Thundering Herds (Cache Miss Storm)

When a single expired cache item takes down your whole backend.

The idea

If you cache the homepage of a busy news site for 60 seconds, everything runs fast. But at exactly second 61, the cache expires. If 5,000 users request the homepage at that exact moment, the cache sees a "miss" for all 5,000 users and forwards all of them to the database to fetch the fresh homepage. The database instantly melts. This is the Thundering Herd problem.

Step 1: Cache is valid. 1,000 users hit the cache, DB does zero work.

How it works (Stale-While-Revalidate)

To fix this, we allow the cache to serve slightly stale data while it updates in the background.

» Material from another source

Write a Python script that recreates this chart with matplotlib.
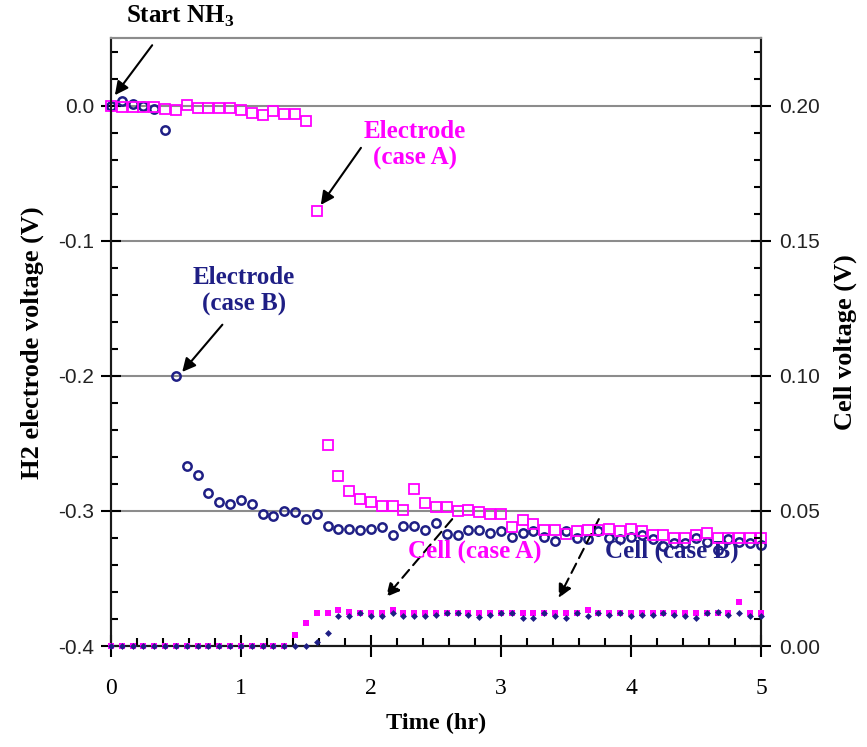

The very first request after expiration triggers a background fetch, but still receives the stale cache. All other requests also receive the stale cache. No one is blocked, and the database only gets exactly ONE request.

# The HTTP Header solution: Stale-While-Revalidate

# Cache-Control: max-age=60, stale-while-revalidate=120

def get_homepage(request_time):
    item = cache.get("homepage")
    
    # 1. Fresh? Serve it. (0 - 60s)
    if request_time < item.expires_at:
        return item.data
        
    # 2. Stale, but within the revalidate window? (60s - 180s)
    if request_time < item.expires_at + 120:
        if not item.is_updating_in_background:
            item.is_updating_in_background = True
            fire_async_background_task(update_cache) # DB gets 1 request!
            
        # Immediately return the STALE data to the user! No waiting!
        return item.data 
        
    # 3. Completely expired (> 180s). Must block and wait.
    return fetch_from_database_synchronously()

Cost

Users might see data that is a few seconds out of date. You are trading strict consistency (everyone sees the absolute latest data instantly) for extreme availability and low latency.